Other Things to Consider

As you’re planning your reception schedule, remember that it’s always best to overestimate the amount of time needed. Allow enough time between scheduled activities for the unexpected, and don’t forget that you and your spouse need time to relax and enjoy your family and guests! In the event that your reception does go a little over the mark, check to see what your vendors’ overtime fees are. Remember that even after you and your guests have headed home for the night, your vendors will still need around an hour to an hour and a half to take down all the décor and equipment, clean up the venue, and clear everything out of the space. Be sure to keep this extra time in mind when you are booking your venue rental period.

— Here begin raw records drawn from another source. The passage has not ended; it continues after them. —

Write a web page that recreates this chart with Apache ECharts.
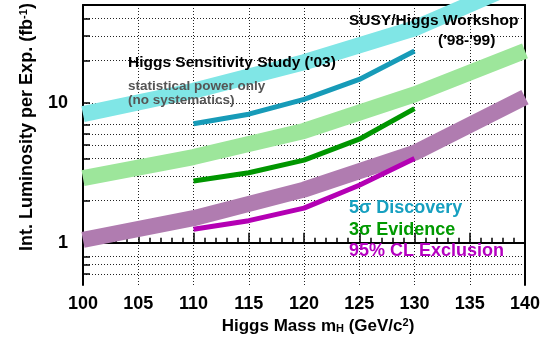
<!DOCTYPE html>
<html>
<head>
<meta charset="utf-8">
<script src="https://cdn.jsdelivr.net/npm/echarts@6/dist/echarts.min.js"></script>
<style>
  html, body { margin: 0; padding: 0; background: #fff; }
  #chart { width: 554px; height: 342px; }
</style>
</head>
<body>
<div id="chart"></div>
<script>
// SUSY/Higgs workshop bands ('98-'99)
const masses = [100, 110, 120, 130, 140];
const susyDiscovery = [8.3, 12.2, 19.5, 34, 75];
const susyEvidence = [2.9, 4.1, 6.3, 11.5, 23.5];
const susyExclusion = [1.05, 1.5, 2.4, 4.4, 11];

// Higgs Sensitivity Study ('03) lines
const studyMasses = [110, 115, 120, 125, 130];
const studyDiscovery = [7.1, 8.3, 10.6, 14.7, 23.5];
const studyEvidence = [2.77, 3.17, 3.9, 5.5, 9.1];
const studyExclusion = [1.25, 1.44, 1.77, 2.58, 4.0];

// axis ticks
const yTicks = [0.6, 0.7, 0.8, 1, 2, 3, 4, 5, 6, 7, 10, 20, 30, 40];
const yLabels = [1, 10];
const yMin = 0.5, yMax = 50;
const xMin = 100, xMax = 140, xStep = 5;

const FONT = '"Liberation Sans", Arial, Helvetica, sans-serif';

function pairs(xs, ys) {
    return xs.map((x, i) => [x, ys[i]]);
}
function band(name, ys, color) {
    return {
        name: name, type: 'line', xAxisIndex: 0, yAxisIndex: 0,
        data: pairs(masses, ys), symbol: 'none', z: 2,
        lineStyle: {color: color, width: 16, join: 'round'}
    };
}
function curve(name, ys, color) {
    return {
        name: name, type: 'line', xAxisIndex: 0, yAxisIndex: 0,
        data: pairs(studyMasses, ys), symbol: 'none', z: 3,
        lineStyle: {color: color, width: 5, join: 'round'}
    };
}

const chart = echarts.init(document.getElementById('chart'));
const dotted = {color: '#222', width: 1, type: [1, 2]};

chart.setOption({
    animation: false,
    textStyle: {fontFamily: FONT},
    grid: {left: 83, right: 29, top: 5, bottom: 57},
    xAxis: [{
        type: 'value', min: xMin, max: xMax, interval: xStep, position: 'bottom',
        axisLine: {lineStyle: {color: '#000', width: 2}},
        axisTick: {inside: true, length: 10, lineStyle: {color: '#000', width: 1.5}},
        minorTick: {show: true, splitNumber: 5, length: 5, lineStyle: {color: '#000', width: 1.5}},
        axisLabel: {color: '#000', fontSize: 18, fontWeight: 'bold', margin: 10, fontFamily: FONT},
        splitLine: {show: true, lineStyle: dotted}
    }, {
        type: 'value', min: xMin, max: xMax, position: 'top',
        axisLine: {show: true, onZero: false, lineStyle: {color: '#000', width: 2}},
        axisTick: {show: false}, axisLabel: {show: false}, splitLine: {show: false}
    }],
    yAxis: [{
        // data axis (log scale), drawn by the companion axes below
        type: 'log', logBase: 10, min: yMin, max: yMax, show: false
    }, {
        type: 'value', min: Math.log10(yMin), max: Math.log10(yMax), position: 'left',
        axisLine: {show: true, onZero: false, lineStyle: {color: '#000', width: 2}},
        axisTick: {show: true, inside: true, length: 7, customValues: yTicks.map(Math.log10),
            lineStyle: {color: '#000', width: 1.5}},
        axisLabel: {customValues: yLabels.map(Math.log10), color: '#000', fontSize: 18,
            fontWeight: 'bold', margin: 15, fontFamily: FONT,
            formatter: v => String(Math.round(Math.pow(10, v)))},
        splitLine: {show: true, lineStyle: dotted}
    }, {
        type: 'value', min: Math.log10(yMin), max: Math.log10(yMax), position: 'right',
        axisLine: {show: true, onZero: false, lineStyle: {color: '#000', width: 2}},
        axisTick: {show: false}, axisLabel: {show: false}, splitLine: {show: false}
    }],
    series: [
        band('SUSY 5 sigma', susyDiscovery, '#80e6e6'),
        band('SUSY 3 sigma', susyEvidence, '#9de69b'),
        band('SUSY 95% CL', susyExclusion, '#b07cb0'),
        curve('5 sigma Discovery', studyDiscovery, '#179bb8'),
        curve('3 sigma Evidence', studyEvidence, '#009600'),
        curve('95% CL Exclusion', studyExclusion, '#b400b4')
    ],
    graphic: [
        {type: 'text', x: 27, y: 127, rotation: Math.PI / 2, z: 10, style: {
            text: 'Int. Luminosity per Exp. (fb{sup|-1})',
            font: 'bold 18px ' + FONT, fill: '#000', align: 'center', verticalAlign: 'middle',
            rich: {sup: {fontSize: 11, fontWeight: 'bold', verticalAlign: 'top', lineHeight: 11}}
        }},
        {type: 'text', x: 318, y: 326, z: 10, style: {
            text: 'Higgs Mass m{sub|H} (GeV/c{sup|2})',
            font: 'bold 17px ' + FONT, fill: '#000', align: 'center', verticalAlign: 'middle',
            rich: {
                sub: {fontSize: 11, fontWeight: 'bold', verticalAlign: 'bottom', lineHeight: 11},
                sup: {fontSize: 11, fontWeight: 'bold', verticalAlign: 'top', lineHeight: 11}
            }
        }},
        {type: 'text', x: 349, y: 21, z: 10, style: {
            text: 'SUSY/Higgs Workshop', font: 'bold 15.5px ' + FONT, fill: '#000', verticalAlign: 'middle'}},
        {type: 'text', x: 438, y: 41, z: 10, style: {
            text: "('98-'99)", font: 'bold 15.5px ' + FONT, fill: '#000', verticalAlign: 'middle'}},
        {type: 'text', x: 128, y: 63, z: 10, style: {
            text: "Higgs Sensitivity Study ('03)", font: 'bold 15.5px ' + FONT, fill: '#000', verticalAlign: 'middle'}},
        {type: 'text', x: 128, y: 86, z: 10, style: {
            text: 'statistical power only', font: 'bold 13.5px ' + FONT, fill: '#555', verticalAlign: 'middle'}},
        {type: 'text', x: 128, y: 100, z: 10, style: {
            text: '(no systematics)', font: 'bold 13.5px ' + FONT, fill: '#555', verticalAlign: 'middle'}},
        {type: 'text', x: 349, y: 208, z: 10, style: {
            text: '5\u03c3 Discovery', font: 'bold 18px ' + FONT, fill: '#17a0c0', verticalAlign: 'middle'}},
        {type: 'text', x: 349, y: 230, z: 10, style: {
            text: '3\u03c3 Evidence', font: 'bold 18px ' + FONT, fill: '#009900', verticalAlign: 'middle'}},
        {type: 'text', x: 349, y: 251, z: 10, style: {
            text: '95% CL Exclusion', font: 'bold 18px ' + FONT, fill: '#b400c0', verticalAlign: 'middle'}}
    ]
});
</script>
</body>
</html>
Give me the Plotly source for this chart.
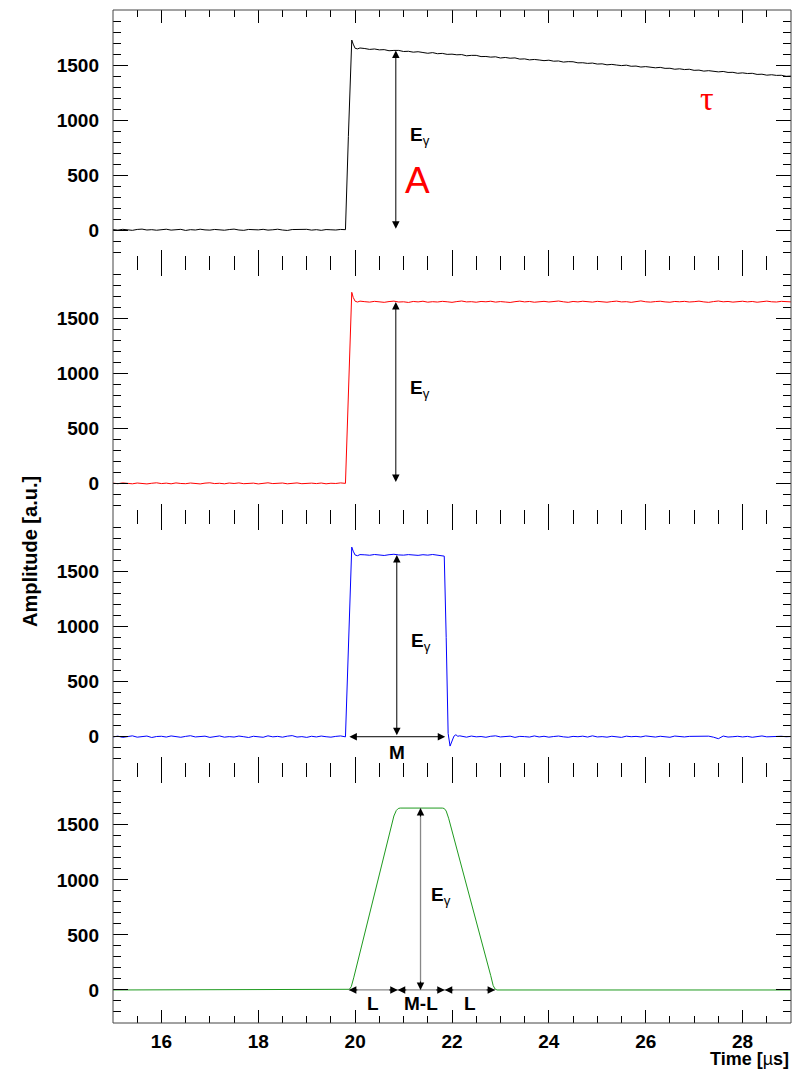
import numpy as np
import plotly.graph_objects as go
from plotly.subplots import make_subplots

# ---------------- data (time in us, amplitude in a.u.) ----------------
# panel 1: raw preamplifier pulse (black)
black_base = [6, 1, 8, 3, -1, 7, 10, 2, 5, 0, 4, 9, 1, 6, 8, -2, 5, 2, 9, 3,
              1, 7, 4, 0, 6, 10, 2, -1, 7, 5, 3, 8, 1, 4, 9, 2, -2, 6, 7, 3,
              8, 1, 5, -1, 6, 4, 2, 7, 5]
black_rise_t = [19.86, 19.93, 19.96, 20.0, 20.05, 20.1]
black_rise_v = [850, 1727, 1690, 1652, 1647, 1655]
black_tail = [1650, 1642, 1646, 1638, 1640, 1630, 1633, 1633, 1623, 1625,
              1617, 1621, 1614, 1607, 1613, 1603, 1606, 1597, 1599, 1593,
              1595, 1584, 1588, 1588, 1577, 1578, 1572, 1575, 1564, 1569,
              1562, 1565, 1554, 1556, 1547, 1551, 1546, 1540, 1544, 1535,
              1537, 1527, 1531, 1530, 1520, 1521, 1515, 1518, 1509, 1511,
              1502, 1506, 1500, 1495, 1499, 1489, 1491, 1482, 1486, 1481,
              1475, 1479, 1470, 1471, 1462, 1466, 1459, 1462, 1452, 1454,
              1445, 1449, 1444, 1438, 1442, 1433, 1434, 1425, 1429, 1423,
              1425, 1415, 1417, 1408, 1412, 1406, 1407, 1398, 1400]

# panel 2: pole-zero corrected pulse (red)
red_base = [3, -2, 5, 1, -3, 4, 0, -4, 2, 6, -1, 3, -3, 5, 0, -2, 4, 1, -4, 3,
            6, -1, 2, -3, 4, 0, 5, -2, 1, 3, -4, 2, 6, -1, 0, 4, -3, 2, 5, -2,
            1, 3, -1, 4, -3, 2, 0, 5, 1]
red_rise_t = [19.86, 19.93, 19.96, 20.0, 20.05, 20.1]
red_rise_v = [900, 1736, 1690, 1655, 1648, 1656]
red_tail = [1651, 1647, 1654, 1649, 1645, 1652, 1656, 1648, 1650, 1644,
            1653, 1649, 1655, 1646, 1651, 1648, 1654, 1650, 1645, 1652,
            1657, 1649, 1651, 1646, 1653, 1650, 1655, 1647, 1652, 1648,
            1644, 1651, 1656, 1649, 1653, 1646, 1650, 1654, 1648, 1652,
            1657, 1650, 1645, 1653, 1649, 1655, 1651, 1647, 1654, 1650,
            1646, 1652, 1656, 1649, 1651, 1645, 1653, 1658, 1650, 1647,
            1652, 1655, 1649, 1646, 1653, 1650, 1654, 1648, 1651, 1656,
            1649, 1645, 1652, 1657, 1650, 1653, 1647, 1651, 1655, 1649,
            1653, 1646, 1652, 1656, 1650, 1648, 1654, 1651, 1649]

# panel 3: rectangular (moving-window deconvolution) pulse (blue)
blue_base = [-2, 5, -6, 3, 8, -4, 1, 6, -7, 2, 4, -3, 7, -1, -5, 3, 9, -2, 0, 5,
             -6, 2, 7, -4, 1, -3, 6, 0, -7, 4, 2, -5, 8, -1, 3, -4, 5, 10, -3, 1,
             -6, 4, -2, 6, 0, -4, 3, 7, -1]
blue_rise_t = [19.86, 19.93, 19.96, 20.0, 20.05, 20.1]
blue_rise_v = [880, 1722, 1685, 1650, 1644, 1654]
blue_top = [1652, 1648, 1655, 1650, 1646, 1653, 1657, 1651, 1649, 1654,
            1650, 1647, 1653, 1649, 1655, 1651, 1648]
blue_fall_t = [21.84, 21.88, 21.92, 21.96, 22.0, 22.04, 22.08, 22.12, 22.16]
blue_fall_v = [1640, 900, 30, -85, -45, 5, 18, 4, 8]
blue_tail = [3, -4, 6, -1, 2, -5, 4, 8, -2, 0,
             5, -6, 3, 1, -3, 7, -2, 4, -4, 2,
             6, -1, -5, 3, 0, 5, -3, 8, -2, 1,
             -4, 4, 2, -6, 5, 0, 3, -2, 7, -1,
             -3, 4, 1, -5, 6, 2, -2, 3, 3, 4,
             -1, 5, -4, -18, 6, -3, 0, 4, -2, 3,
             -5, 2, 7, -1, 1, -3, 4, 0, 2]

# panel 4: trapezoidal filter output (green)
green_t = [15.0, 19.84, 19.88, 19.92, 19.97, 20.80, 20.85, 20.89, 20.93,
           21.80, 21.84, 21.88, 21.93, 22.80, 22.85, 22.89, 22.93, 29.0]
green_v = [0, 0, 6, 30, 110, 1580, 1630, 1648, 1652,
           1652, 1648, 1625, 1560, 130, 40, 8, 0, 0]

# annotation quantities
egamma_x = [20.84, 20.84, 20.86, 21.35]
egamma_top = [1632, 1648, 1650, 1652]
m_window = [19.85, 21.86]
l_edges = [19.87, 20.88, 21.85, 22.89]
x_tickvals = [16, 18, 20, 22, 24, 26, 28]
y_tickvals = [0, 500, 1000, 1500]


def grid(start, n, step=0.1):
    return [round(start + step * i, 3) for i in range(n)]


t_black = grid(15.0, len(black_base)) + black_rise_t + grid(20.2, len(black_tail))
v_black = black_base + black_rise_v + black_tail
t_red = grid(15.0, len(red_base)) + red_rise_t + grid(20.2, len(red_tail))
v_red = red_base + red_rise_v + red_tail
t_blue = (grid(15.0, len(blue_base)) + blue_rise_t + grid(20.2, len(blue_top))
          + blue_fall_t + grid(22.2, len(blue_tail)))
v_blue = blue_base + blue_rise_v + blue_top + blue_fall_v + blue_tail

fig = make_subplots(rows=4, cols=1, shared_xaxes=True, vertical_spacing=0)

series = [(t_black, v_black, '#000000'), (t_red, v_red, '#ff0000'),
          (t_blue, v_blue, '#0000ff'), (green_t, green_v, '#1f9a1f')]
for i, (t, v, c) in enumerate(series):
    fig.add_trace(go.Scatter(x=t, y=v, mode='lines', line=dict(color=c, width=1),
                             showlegend=False, hoverinfo='skip'), row=i + 1, col=1)

FONT = 'Liberation Sans, Arial, Helvetica, sans-serif'
tickfont = dict(family=FONT, size=19, color='black', weight='bold')

for r in range(1, 5):
    fig.update_xaxes(range=[15, 29], tickvals=x_tickvals, ticks='inside', ticklen=13,
                     tickwidth=1, tickcolor='black', mirror='ticks', showline=False,
                     showgrid=False, zeroline=False, tickfont=tickfont,
                     ticklabelstandoff=5,
                     minor=dict(dtick=0.5, tick0=15, ticks='inside', ticklen=7,
                                tickcolor='black', tickwidth=1, showgrid=False),
                     showticklabels=(r == 4), row=r, col=1)
    fig.update_yaxes(range=[-300, 2000], tickvals=y_tickvals, ticks='inside', ticklen=15,
                     tickwidth=1, tickcolor='black', mirror='ticks', showline=False,
                     showgrid=False, zeroline=False, tickfont=tickfont,
                     ticklabelstandoff=13,
                     minor=dict(dtick=100, tick0=0, ticks='inside', ticklen=8,
                                tickcolor='black', tickwidth=1, showgrid=False),
                     row=r, col=1)

annotations = []


def refs(r):
    s = '' if r == 1 else str(r)
    return 'x' + s, 'y' + s


LABEL = dict(family=FONT, size=19, color='black')

# double-headed black arrows for panels 1-3
for r in range(1, 4):
    xr, yr = refs(r)
    annotations.append(dict(xref=xr, yref=yr, axref=xr, ayref=yr,
                            x=egamma_x[r - 1], y=egamma_top[r - 1],
                            ax=egamma_x[r - 1], ay=0, text='', showarrow=True,
                            arrowhead=2, startarrowhead=2, arrowside='end+start',
                            arrowsize=1.5, startarrowsize=1.5, arrowwidth=1,
                            arrowcolor='black'))
    annotations.append(dict(xref=xr, yref=yr, x=egamma_x[r - 1] + 0.25, y=860,
                            xanchor='left', yanchor='middle', showarrow=False,
                            text='<b>E</b><sub>γ</sub>', font=LABEL))

# M window arrow (panel 3)
annotations.append(dict(xref='x3', yref='y3', axref='x3', ayref='y3',
                        x=m_window[1], y=0, ax=m_window[0], ay=0, text='',
                        showarrow=True, arrowhead=2, startarrowhead=2,
                        arrowside='end+start', arrowsize=1.5, startarrowsize=1.5,
                        arrowwidth=1, arrowcolor='black'))
annotations.append(dict(xref='x3', yref='y3', x=sum(m_window) / 2, y=-140,
                        showarrow=False, text='<b>M</b>', font=LABEL))

# panel 4: gray lines with black heads
shapes = []
shapes.append(dict(type='line', xref='x4', yref='y4', x0=egamma_x[3], x1=egamma_x[3],
                   y0=0, y1=egamma_top[3], line=dict(color='#888888', width=1.3)))
shapes.append(dict(type='line', xref='x4', yref='y4', x0=l_edges[0], x1=l_edges[3],
                   y0=0, y1=0, line=dict(color='#888888', width=1.3)))


def head(x, y, ax, ay):
    return dict(xref='x4', yref='y4', x=x, y=y, ax=ax, ay=ay, text='',
                showarrow=True, arrowhead=2, arrowsize=1.5, arrowwidth=1,
                arrowcolor='black')


annotations.append(head(egamma_x[3], egamma_top[3], 0, 10))
annotations.append(head(egamma_x[3], 0, 0, -10))
for i in range(3):
    annotations.append(head(l_edges[i], 0, 10, 0))
    annotations.append(head(l_edges[i + 1], 0, -10, 0))
annotations.append(dict(xref='x4', yref='y4', x=egamma_x[3] + 0.18, y=850,
                        xanchor='left', yanchor='middle', showarrow=False,
                        text='<b>E</b><sub>γ</sub>', font=LABEL))
for i, lab in enumerate(['L', 'M-L', 'L']):
    annotations.append(dict(xref='x4', yref='y4', x=(l_edges[i] + l_edges[i + 1]) / 2,
                            y=-120, showarrow=False, text='<b>%s</b>' % lab,
                            font=LABEL))

# red labels in panel 1
annotations.append(dict(xref='x', yref='y', x=21.28, y=450, showarrow=False, text='A',
                        font=dict(family=FONT, size=37, color='#ff0000')))
annotations.append(dict(xref='x', yref='y', x=27.27, y=1200, showarrow=False, text='τ',
                        font=dict(family='Liberation Serif, DejaVu Serif, serif',
                                  size=34, color='#ff0000')))

# axis titles
annotations.append(dict(xref='paper', yref='paper', x=-0.1224, y=0.465, textangle=-90,
                        showarrow=False, text='<b>Amplitude [a.u.]</b>',
                        xanchor='center', yanchor='middle',
                        font=dict(family=FONT, size=20, color='black')))
annotations.append(dict(xref='paper', yref='paper', x=1.0, y=-0.036,
                        xanchor='right', yanchor='middle', showarrow=False,
                        text='<b>Time [</b>µ<b>s]</b>',
                        font=dict(family=FONT, size=18, color='black')))

# outer frame
shapes.append(dict(type='rect', xref='paper', yref='paper', x0=0, x1=1, y0=0, y1=1,
                   line=dict(color='#444444', width=1)))

# page body has an 8px margin, so the figure is sized to fit the 800x1069 window
fig.update_layout(width=792, height=1061, margin=dict(l=105, r=9, t=2, b=46),
                  plot_bgcolor='white', paper_bgcolor='white',
                  annotations=annotations, shapes=shapes, showlegend=False)

fig.write_html('out.html')
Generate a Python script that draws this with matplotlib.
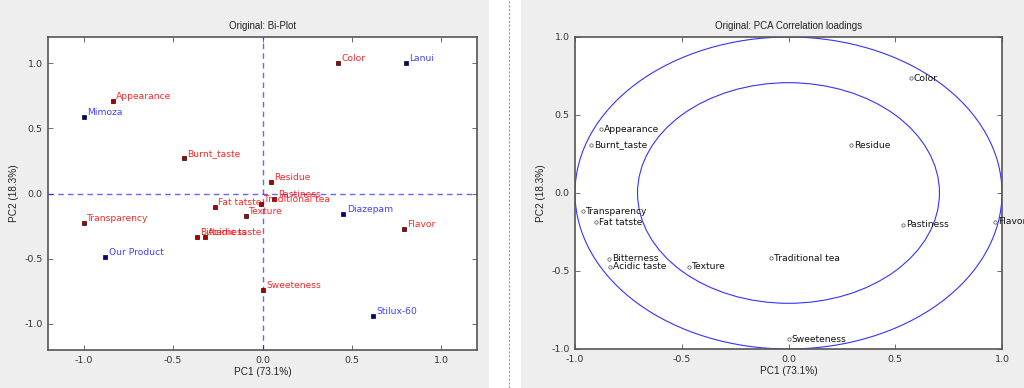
import numpy as np
import matplotlib
matplotlib.use("Agg")
import matplotlib.pyplot as plt
from matplotlib.patches import Circle, Rectangle
from matplotlib.lines import Line2D

plt.rcParams['axes.unicode_minus'] = False

# biplot: atributos (vermelho) e produtos (azul)
attr_names = ["Color", "Appearance", "Burnt_taste", "Residue", "Pastiness",
              "Traditional tea", "Fat tatste", "Texture", "Transparency",
              "Bitterness", "Acidic taste", "Flavor", "Sweeteness"]
attr_x = [0.425, -0.838, -0.441, 0.045, 0.067, -0.01, -0.268, -0.094, -1.0,
          -0.368, -0.324, 0.79, 0.0]
attr_y = [1.0, 0.708, 0.27, 0.092, -0.046, -0.08, -0.10, -0.17, -0.225,
          -0.33, -0.33, -0.275, -0.74]

prod_names = ["Lanui", "Mimoza", "Diazepam", "Our Product", "Stilux-60"]
prod_x = [0.80, -1.0, 0.452, -0.88, 0.617]
prod_y = [1.0, 0.585, -0.154, -0.49, -0.94]

# loadings de correlacao
load_names = ["Color", "Residue", "Appearance", "Burnt_taste", "Transparency",
              "Fat tatste", "Bitterness", "Acidic taste", "Texture",
              "Traditional tea", "Pastiness", "Flavor", "Sweeteness"]
load_x = [0.574, 0.293, -0.878, -0.925, -0.963, -0.90, -0.84, -0.836, -0.467,
          -0.082, 0.536, 0.967, 0.0]
load_y = [0.737, 0.307, 0.41, 0.307, -0.117, -0.187, -0.42, -0.474, -0.474,
          -0.418, -0.204, -0.185, -0.936]

circle_radii = [1.0, np.sqrt(0.5)]
ticks = [-1.0, -0.5, 0.0, 0.5, 1.0]

W, H = 1024, 388
fig = plt.figure(figsize=(W/100, H/100), dpi=100)
fig.patch.set_facecolor('#eeeeee')

# faixa branca com linha tracejada no meio
fig.patches.append(Rectangle((489/W, 0), 32/W, 1, transform=fig.transFigure,
                             facecolor='white', edgecolor='none', zorder=0))
fig.lines.append(Line2D([508.5/W, 508.5/W], [0, 1], transform=fig.transFigure,
                        color='#999999', lw=0.8, ls=(0, (2, 1.5))))

narrow = ['Liberation Sans Narrow', 'Liberation Sans', 'DejaVu Sans']

def style_axes(ax):
    ax.set_facecolor('white')
    for s in ax.spines.values():
        s.set_color('#555555')
        s.set_linewidth(1.2)
    ax.tick_params(direction='in', top=True, right=True, length=3.5,
                   width=0.6, color='#555555', labelsize=6.8,
                   labelcolor='#333333', pad=4)
    ax.set_xticks(ticks)
    ax.set_yticks(ticks)
    ax.set_xticklabels(["%.1f" % t for t in ticks])
    ax.set_yticklabels(["%.1f" % t for t in ticks])
    ax.set_xlabel("PC1 (73.1%)", family=narrow, fontsize=7.2, color='#222222', labelpad=2)
    ax.set_ylabel("PC2 (18.3%)", family=narrow, fontsize=7.2, color='#222222', labelpad=4)

# --- Bi-Plot ---
ax1 = fig.add_axes([48/W, (H-350)/H, 429/W, 313/H])
style_axes(ax1)
ax1.set_xlim(-1.2, 1.2)
ax1.set_ylim(-1.2, 1.2)
ax1.axhline(0, color='blue', ls='--', lw=1, alpha=0.6, dashes=(4, 3))
ax1.axvline(0, color='blue', ls='--', lw=1, alpha=0.6, dashes=(4, 3))
ax1.plot(attr_x, attr_y, 's', ms=2.6, mfc='#aa0000', mec='#330000', mew=0.5)
ax1.plot(prod_x, prod_y, 's', ms=2.6, mfc='#000088', mec='#000033', mew=0.5)
for n, x, y in zip(attr_names, attr_x, attr_y):
    ax1.annotate(n, (x, y), xytext=(2.5, 0), textcoords='offset points',
                 fontsize=6.6, color='red', alpha=0.85, va='bottom', ha='left')
for n, x, y in zip(prod_names, prod_x, prod_y):
    ax1.annotate(n, (x, y), xytext=(2.5, 0), textcoords='offset points',
                 fontsize=6.6, color='blue', alpha=0.75, va='bottom', ha='left')
ax1.set_title("Original: Bi-Plot", family=narrow, fontsize=7, color='#222222', pad=6)

# --- Correlation loadings ---
ax2 = fig.add_axes([575/W, (H-349)/H, 427/W, 312/H])
style_axes(ax2)
ax2.set_xlim(-1, 1)
ax2.set_ylim(-1, 1)
for r in circle_radii:
    ax2.add_patch(Circle((0, 0), r, fill=False, edgecolor='blue', lw=0.8, alpha=0.8))
ax2.plot(load_x, load_y, 'o', ms=2.4, mfc='white', mec='#666666', mew=0.6, clip_on=False)
for n, x, y in zip(load_names, load_x, load_y):
    ax2.annotate(n, (x, y), xytext=(2, 0), textcoords='offset points',
                 fontsize=6.6, color='#111111', va='center', ha='left',
                 annotation_clip=False)
ax2.set_title("Original: PCA Correlation loadings", family=narrow, fontsize=7,
              color='#222222', pad=6)

fig.savefig("out.png", dpi=100, facecolor=fig.get_facecolor())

While the timeline we just discussed is tried and true, be aware that it’s not set in stone. Every couple has different needs and wants, so it’s perfectly okay to build a reception schedule that varies from the standard chain of events. The important thing is that you discuss your night with your planner and other vendors well ahead of time. Once everyone is on board and the Big Day finally arrives, have fun, make memories, and enjoy the night of your life.